-- START THE RECORDS --

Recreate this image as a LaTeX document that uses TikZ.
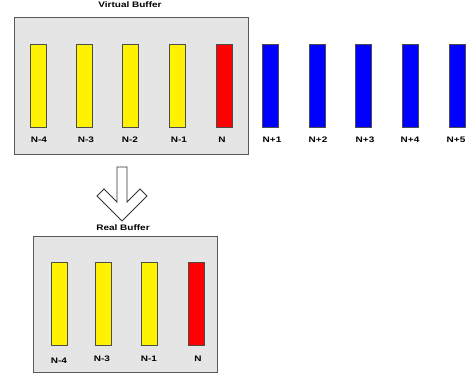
\documentclass[tikz,border=0pt]{standalone}
\usepackage{fontspec}
\setmainfont{Liberation Sans}
\begin{document}
\begin{tikzpicture}[x=1pt,y=-1pt,
  bufbox/.style={draw=black!65, line width=0.9pt, fill=black!10, inner sep=0pt},
  slot/.style={draw=black!70, line width=0.7pt, inner sep=0pt,
    minimum width=16pt, minimum height=83pt},
  old/.style={slot, fill=yellow},
  cur/.style={slot, fill=red},
  future/.style={slot, fill=blue},
  lbl/.style={inner sep=0pt, font=\fontsize{8}{9}\selectfont\bfseries},
  arrowshape/.style={draw=black!80, line width=0.8pt, fill=white, line join=miter}
]
\newcommand\wide[1]{\scalebox{1.25}[1]{#1}}
\useasboundingbox (0,0) rectangle (468,377);

% virtual buffer frame
\node[bufbox, minimum width=234pt, minimum height=137pt] (vbox) at (131,85.5) {};
\node[lbl] (vtitle) at (130,4.5) {\wide{Virtual Buffer}};

% slots in the virtual buffer
\node[old] (v4) at (38,85.5) {};
\node[old] (v3) at (84,85.5) {};
\node[old] (v2) at (130.5,85.5) {};
\node[old] (v1) at (177,85.5) {};
\node[cur] (v0) at (224,85.5) {};
\node[lbl] (lv4) at (39,140) {\wide{N-4}};
\node[lbl] (lv3) at (86,140) {\wide{N-3}};
\node[lbl] (lv2) at (130,140) {\wide{N-2}};
\node[lbl] (lv1) at (179,140) {\wide{N-1}};
\node[lbl] (lv0) at (222,140) {\wide{N}};

% slots beyond the window
\node[future] (f1) at (270,86) {};
\node[future] (f2) at (317,86) {};
\node[future] (f3) at (363.5,86) {};
\node[future] (f4) at (410,86) {};
\node[future] (f5) at (457,86) {};
\node[lbl] (lf1) at (272,139.5) {\wide{N+1}};
\node[lbl] (lf2) at (318,139.5) {\wide{N+2}};
\node[lbl] (lf3) at (365,139.5) {\wide{N+3}};
\node[lbl] (lf4) at (410,139.5) {\wide{N+4}};
\node[lbl] (lf5) at (456,139.5) {\wide{N+5}};

% hollow down arrow
\draw[arrowshape] (117,167) -- (117,202) -- (104,189) -- (97,196) -- (122,221)
  -- (147,196) -- (140,189) -- (127,202) -- (127,167) -- cycle;

% real buffer frame
\node[bufbox, minimum width=184pt, minimum height=136pt] (rbox) at (125,304) {};
\node[lbl] (rtitle) at (123,228) {\wide{Real Buffer}};

\node[old] (r4) at (59.5,304) {};
\node[old] (r3) at (103,304) {};
\node[old] (r1) at (149.5,304) {};
\node[cur] (r0) at (196.5,304) {};
\node[lbl] (lr4) at (59,361) {\wide{N-4}};
\node[lbl] (lr3) at (102,359) {\wide{N-3}};
\node[lbl] (lr1) at (149,359) {\wide{N-1}};
\node[lbl] (lr0) at (198,359) {\wide{N}};
\end{tikzpicture}
\end{document}
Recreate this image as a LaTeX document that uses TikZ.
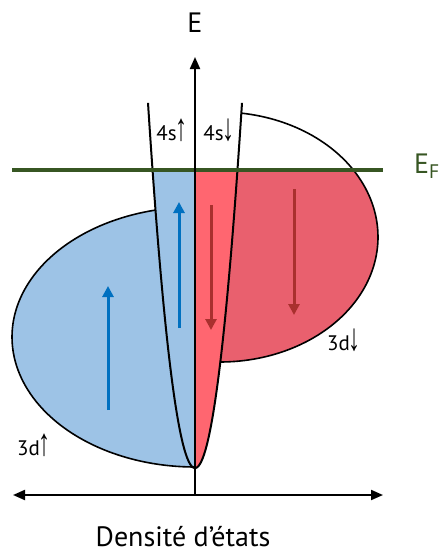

-- END THE RECORDS --

## EXERCISE INSTRUCTIONS
With the pictures left out, restate word for word every line of the data above, from the first down to the line that contains "-- (147,196) -- (140,189)".

## RESULT
Recreate this image as a LaTeX document that uses TikZ.
\documentclass[tikz,border=0pt]{standalone}
\usepackage{fontspec}
\setmainfont{Liberation Sans}
\begin{document}
\begin{tikzpicture}[x=1pt,y=-1pt,
  bufbox/.style={draw=black!65, line width=0.9pt, fill=black!10, inner sep=0pt},
  slot/.style={draw=black!70, line width=0.7pt, inner sep=0pt,
    minimum width=16pt, minimum height=83pt},
  old/.style={slot, fill=yellow},
  cur/.style={slot, fill=red},
  future/.style={slot, fill=blue},
  lbl/.style={inner sep=0pt, font=\fontsize{8}{9}\selectfont\bfseries},
  arrowshape/.style={draw=black!80, line width=0.8pt, fill=white, line join=miter}
]
\newcommand\wide[1]{\scalebox{1.25}[1]{#1}}
\useasboundingbox (0,0) rectangle (468,377);

% virtual buffer frame
\node[bufbox, minimum width=234pt, minimum height=137pt] (vbox) at (131,85.5) {};
\node[lbl] (vtitle) at (130,4.5) {\wide{Virtual Buffer}};

% slots in the virtual buffer
\node[old] (v4) at (38,85.5) {};
\node[old] (v3) at (84,85.5) {};
\node[old] (v2) at (130.5,85.5) {};
\node[old] (v1) at (177,85.5) {};
\node[cur] (v0) at (224,85.5) {};
\node[lbl] (lv4) at (39,140) {\wide{N-4}};
\node[lbl] (lv3) at (86,140) {\wide{N-3}};
\node[lbl] (lv2) at (130,140) {\wide{N-2}};
\node[lbl] (lv1) at (179,140) {\wide{N-1}};
\node[lbl] (lv0) at (222,140) {\wide{N}};

% slots beyond the window
\node[future] (f1) at (270,86) {};
\node[future] (f2) at (317,86) {};
\node[future] (f3) at (363.5,86) {};
\node[future] (f4) at (410,86) {};
\node[future] (f5) at (457,86) {};
\node[lbl] (lf1) at (272,139.5) {\wide{N+1}};
\node[lbl] (lf2) at (318,139.5) {\wide{N+2}};
\node[lbl] (lf3) at (365,139.5) {\wide{N+3}};
\node[lbl] (lf4) at (410,139.5) {\wide{N+4}};
\node[lbl] (lf5) at (456,139.5) {\wide{N+5}};

% hollow down arrow
\draw[arrowshape] (117,167) -- (117,202) -- (104,189) -- (97,196) -- (122,221)
  -- (147,196) -- (140,189) -- (127,202) -- (127,167) -- cycle;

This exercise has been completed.